● Records supplied:
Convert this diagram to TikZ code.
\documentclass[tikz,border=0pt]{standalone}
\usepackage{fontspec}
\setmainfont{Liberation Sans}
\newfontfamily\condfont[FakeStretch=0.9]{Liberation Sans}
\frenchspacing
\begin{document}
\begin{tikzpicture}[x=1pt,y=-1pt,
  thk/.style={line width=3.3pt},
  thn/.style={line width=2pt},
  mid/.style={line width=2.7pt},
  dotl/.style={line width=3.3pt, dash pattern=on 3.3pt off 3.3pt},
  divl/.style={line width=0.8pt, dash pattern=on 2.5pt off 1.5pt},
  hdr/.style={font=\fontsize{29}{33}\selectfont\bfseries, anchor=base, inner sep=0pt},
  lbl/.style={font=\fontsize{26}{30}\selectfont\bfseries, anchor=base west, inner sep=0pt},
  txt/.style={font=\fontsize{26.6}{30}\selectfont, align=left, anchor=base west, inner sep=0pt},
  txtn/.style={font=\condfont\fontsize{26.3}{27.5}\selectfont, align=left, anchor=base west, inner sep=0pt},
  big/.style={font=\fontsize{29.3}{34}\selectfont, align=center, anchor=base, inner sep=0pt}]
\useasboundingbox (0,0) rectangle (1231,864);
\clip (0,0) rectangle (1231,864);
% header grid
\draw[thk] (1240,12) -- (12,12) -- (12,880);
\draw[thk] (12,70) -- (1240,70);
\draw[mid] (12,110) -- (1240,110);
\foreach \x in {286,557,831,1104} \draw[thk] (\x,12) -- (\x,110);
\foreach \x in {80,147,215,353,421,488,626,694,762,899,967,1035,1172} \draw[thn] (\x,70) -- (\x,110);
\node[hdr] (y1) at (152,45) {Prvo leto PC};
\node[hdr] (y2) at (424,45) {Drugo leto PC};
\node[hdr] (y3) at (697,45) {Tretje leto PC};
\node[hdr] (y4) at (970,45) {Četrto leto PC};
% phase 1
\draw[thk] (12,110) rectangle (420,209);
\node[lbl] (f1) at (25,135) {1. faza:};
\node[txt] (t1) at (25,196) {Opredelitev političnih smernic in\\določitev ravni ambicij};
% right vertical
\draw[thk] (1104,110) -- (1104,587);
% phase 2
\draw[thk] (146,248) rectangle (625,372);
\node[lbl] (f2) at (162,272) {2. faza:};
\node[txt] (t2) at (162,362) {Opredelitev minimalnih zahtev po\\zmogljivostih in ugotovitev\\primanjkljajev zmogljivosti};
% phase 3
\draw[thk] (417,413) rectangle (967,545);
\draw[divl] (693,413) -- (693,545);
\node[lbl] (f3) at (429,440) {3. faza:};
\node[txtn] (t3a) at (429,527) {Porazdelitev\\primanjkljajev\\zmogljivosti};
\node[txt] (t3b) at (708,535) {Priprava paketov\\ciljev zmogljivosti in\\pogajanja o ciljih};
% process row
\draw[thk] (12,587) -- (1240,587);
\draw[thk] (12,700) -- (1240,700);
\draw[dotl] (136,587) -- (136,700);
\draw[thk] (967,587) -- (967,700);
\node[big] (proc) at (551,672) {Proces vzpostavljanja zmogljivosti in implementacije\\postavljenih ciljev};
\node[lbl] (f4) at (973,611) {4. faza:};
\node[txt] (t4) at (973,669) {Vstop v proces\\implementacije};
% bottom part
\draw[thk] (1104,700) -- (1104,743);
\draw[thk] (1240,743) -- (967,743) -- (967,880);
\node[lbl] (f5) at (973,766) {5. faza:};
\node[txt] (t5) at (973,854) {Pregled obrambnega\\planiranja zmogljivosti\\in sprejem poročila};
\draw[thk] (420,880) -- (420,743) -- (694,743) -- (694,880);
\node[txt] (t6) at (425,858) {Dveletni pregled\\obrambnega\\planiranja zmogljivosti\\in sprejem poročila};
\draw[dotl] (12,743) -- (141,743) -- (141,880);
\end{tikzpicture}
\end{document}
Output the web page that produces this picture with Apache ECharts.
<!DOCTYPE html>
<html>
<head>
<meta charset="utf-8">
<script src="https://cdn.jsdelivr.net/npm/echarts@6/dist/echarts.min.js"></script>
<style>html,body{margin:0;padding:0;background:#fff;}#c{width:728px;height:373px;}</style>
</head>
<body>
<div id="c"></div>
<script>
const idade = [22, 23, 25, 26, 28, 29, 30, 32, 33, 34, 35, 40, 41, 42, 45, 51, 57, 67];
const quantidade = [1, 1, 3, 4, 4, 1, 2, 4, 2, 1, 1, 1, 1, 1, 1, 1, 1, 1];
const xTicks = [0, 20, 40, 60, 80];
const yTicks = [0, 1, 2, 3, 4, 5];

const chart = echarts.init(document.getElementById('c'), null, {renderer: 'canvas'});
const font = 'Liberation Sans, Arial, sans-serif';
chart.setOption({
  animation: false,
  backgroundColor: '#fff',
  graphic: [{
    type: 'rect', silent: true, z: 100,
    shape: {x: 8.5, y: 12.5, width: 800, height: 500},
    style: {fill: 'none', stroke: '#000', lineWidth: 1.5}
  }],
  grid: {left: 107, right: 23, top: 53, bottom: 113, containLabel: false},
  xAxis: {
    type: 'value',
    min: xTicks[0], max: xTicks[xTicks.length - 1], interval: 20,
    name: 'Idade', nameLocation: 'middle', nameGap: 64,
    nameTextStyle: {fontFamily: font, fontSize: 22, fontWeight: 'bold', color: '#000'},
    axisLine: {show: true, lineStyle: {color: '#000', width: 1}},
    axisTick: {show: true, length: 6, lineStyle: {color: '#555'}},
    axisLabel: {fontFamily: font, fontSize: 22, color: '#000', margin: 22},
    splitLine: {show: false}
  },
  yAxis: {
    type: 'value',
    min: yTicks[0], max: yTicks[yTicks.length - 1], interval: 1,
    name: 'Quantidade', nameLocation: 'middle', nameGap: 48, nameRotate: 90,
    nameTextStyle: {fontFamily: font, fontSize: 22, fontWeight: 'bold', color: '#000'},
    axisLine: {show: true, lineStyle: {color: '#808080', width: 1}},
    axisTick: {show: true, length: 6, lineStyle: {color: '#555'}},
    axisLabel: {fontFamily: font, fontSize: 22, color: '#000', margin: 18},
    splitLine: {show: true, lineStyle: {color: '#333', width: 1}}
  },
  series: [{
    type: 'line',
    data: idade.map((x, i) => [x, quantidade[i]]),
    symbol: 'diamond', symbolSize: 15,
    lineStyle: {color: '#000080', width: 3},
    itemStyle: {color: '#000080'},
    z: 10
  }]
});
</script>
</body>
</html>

● The task: Restate all of the entries exactly, please.

● Written response:
Convert this diagram to TikZ code.
\documentclass[tikz,border=0pt]{standalone}
\usepackage{fontspec}
\setmainfont{Liberation Sans}
\newfontfamily\condfont[FakeStretch=0.9]{Liberation Sans}
\frenchspacing
\begin{document}
\begin{tikzpicture}[x=1pt,y=-1pt,
  thk/.style={line width=3.3pt},
  thn/.style={line width=2pt},
  mid/.style={line width=2.7pt},
  dotl/.style={line width=3.3pt, dash pattern=on 3.3pt off 3.3pt},
  divl/.style={line width=0.8pt, dash pattern=on 2.5pt off 1.5pt},
  hdr/.style={font=\fontsize{29}{33}\selectfont\bfseries, anchor=base, inner sep=0pt},
  lbl/.style={font=\fontsize{26}{30}\selectfont\bfseries, anchor=base west, inner sep=0pt},
  txt/.style={font=\fontsize{26.6}{30}\selectfont, align=left, anchor=base west, inner sep=0pt},
  txtn/.style={font=\condfont\fontsize{26.3}{27.5}\selectfont, align=left, anchor=base west, inner sep=0pt},
  big/.style={font=\fontsize{29.3}{34}\selectfont, align=center, anchor=base, inner sep=0pt}]
\useasboundingbox (0,0) rectangle (1231,864);
\clip (0,0) rectangle (1231,864);
% header grid
\draw[thk] (1240,12) -- (12,12) -- (12,880);
\draw[thk] (12,70) -- (1240,70);
\draw[mid] (12,110) -- (1240,110);
\foreach \x in {286,557,831,1104} \draw[thk] (\x,12) -- (\x,110);
\foreach \x in {80,147,215,353,421,488,626,694,762,899,967,1035,1172} \draw[thn] (\x,70) -- (\x,110);
\node[hdr] (y1) at (152,45) {Prvo leto PC};
\node[hdr] (y2) at (424,45) {Drugo leto PC};
\node[hdr] (y3) at (697,45) {Tretje leto PC};
\node[hdr] (y4) at (970,45) {Četrto leto PC};
% phase 1
\draw[thk] (12,110) rectangle (420,209);
\node[lbl] (f1) at (25,135) {1. faza:};
\node[txt] (t1) at (25,196) {Opredelitev političnih smernic in\\določitev ravni ambicij};
% right vertical
\draw[thk] (1104,110) -- (1104,587);
% phase 2
\draw[thk] (146,248) rectangle (625,372);
\node[lbl] (f2) at (162,272) {2. faza:};
\node[txt] (t2) at (162,362) {Opredelitev minimalnih zahtev po\\zmogljivostih in ugotovitev\\primanjkljajev zmogljivosti};
% phase 3
\draw[thk] (417,413) rectangle (967,545);
\draw[divl] (693,413) -- (693,545);
\node[lbl] (f3) at (429,440) {3. faza:};
\node[txtn] (t3a) at (429,527) {Porazdelitev\\primanjkljajev\\zmogljivosti};
\node[txt] (t3b) at (708,535) {Priprava paketov\\ciljev zmogljivosti in\\pogajanja o ciljih};
% process row
\draw[thk] (12,587) -- (1240,587);
\draw[thk] (12,700) -- (1240,700);
\draw[dotl] (136,587) -- (136,700);
\draw[thk] (967,587) -- (967,700);
\node[big] (proc) at (551,672) {Proces vzpostavljanja zmogljivosti in implementacije\\postavljenih ciljev};
\node[lbl] (f4) at (973,611) {4. faza:};
\node[txt] (t4) at (973,669) {Vstop v proces\\implementacije};
% bottom part
\draw[thk] (1104,700) -- (1104,743);
\draw[thk] (1240,743) -- (967,743) -- (967,880);
\node[lbl] (f5) at (973,766) {5. faza:};
\node[txt] (t5) at (973,854) {Pregled obrambnega\\planiranja zmogljivosti\\in sprejem poročila};
\draw[thk] (420,880) -- (420,743) -- (694,743) -- (694,880);
\node[txt] (t6) at (425,858) {Dveletni pregled\\obrambnega\\planiranja zmogljivosti\\in sprejem poročila};
\draw[dotl] (12,743) -- (141,743) -- (141,880);
\end{tikzpicture}
\end{document}
Output the web page that produces this picture with Apache ECharts.
<!DOCTYPE html>
<html>
<head>
<meta charset="utf-8">
<script src="https://cdn.jsdelivr.net/npm/echarts@6/dist/echarts.min.js"></script>
<style>html,body{margin:0;padding:0;background:#fff;}#c{width:728px;height:373px;}</style>
</head>
<body>
<div id="c"></div>
<script>
const idade = [22, 23, 25, 26, 28, 29, 30, 32, 33, 34, 35, 40, 41, 42, 45, 51, 57, 67];
const quantidade = [1, 1, 3, 4, 4, 1, 2, 4, 2, 1, 1, 1, 1, 1, 1, 1, 1, 1];
const xTicks = [0, 20, 40, 60, 80];
const yTicks = [0, 1, 2, 3, 4, 5];

const chart = echarts.init(document.getElementById('c'), null, {renderer: 'canvas'});
const font = 'Liberation Sans, Arial, sans-serif';
chart.setOption({
  animation: false,
  backgroundColor: '#fff',
  graphic: [{
    type: 'rect', silent: true, z: 100,
    shape: {x: 8.5, y: 12.5, width: 800, height: 500},
    style: {fill: 'none', stroke: '#000', lineWidth: 1.5}
  }],
  grid: {left: 107, right: 23, top: 53, bottom: 113, containLabel: false},
  xAxis: {
    type: 'value',
    min: xTicks[0], max: xTicks[xTicks.length - 1], interval: 20,
    name: 'Idade', nameLocation: 'middle', nameGap: 64,
    nameTextStyle: {fontFamily: font, fontSize: 22, fontWeight: 'bold', color: '#000'},
    axisLine: {show: true, lineStyle: {color: '#000', width: 1}},
    axisTick: {show: true, length: 6, lineStyle: {color: '#555'}},
    axisLabel: {fontFamily: font, fontSize: 22, color: '#000', margin: 22},
    splitLine: {show: false}
  },
  yAxis: {
    type: 'value',
    min: yTicks[0], max: yTicks[yTicks.length - 1], interval: 1,
    name: 'Quantidade', nameLocation: 'middle', nameGap: 48, nameRotate: 90,
    nameTextStyle: {fontFamily: font, fontSize: 22, fontWeight: 'bold', color: '#000'},
    axisLine: {show: true, lineStyle: {color: '#808080', width: 1}},
    axisTick: {show: true, length: 6, lineStyle: {color: '#555'}},
    axisLabel: {fontFamily: font, fontSize: 22, color: '#000', margin: 18},
    splitLine: {show: true, lineStyle: {color: '#333', width: 1}}
  },
  series: [{
    type: 'line',
    data: idade.map((x, i) => [x, quantidade[i]]),
    symbol: 'diamond', symbolSize: 15,
    lineStyle: {color: '#000080', width: 3},
    itemStyle: {color: '#000080'},
    z: 10
  }]
});
</script>
</body>
</html>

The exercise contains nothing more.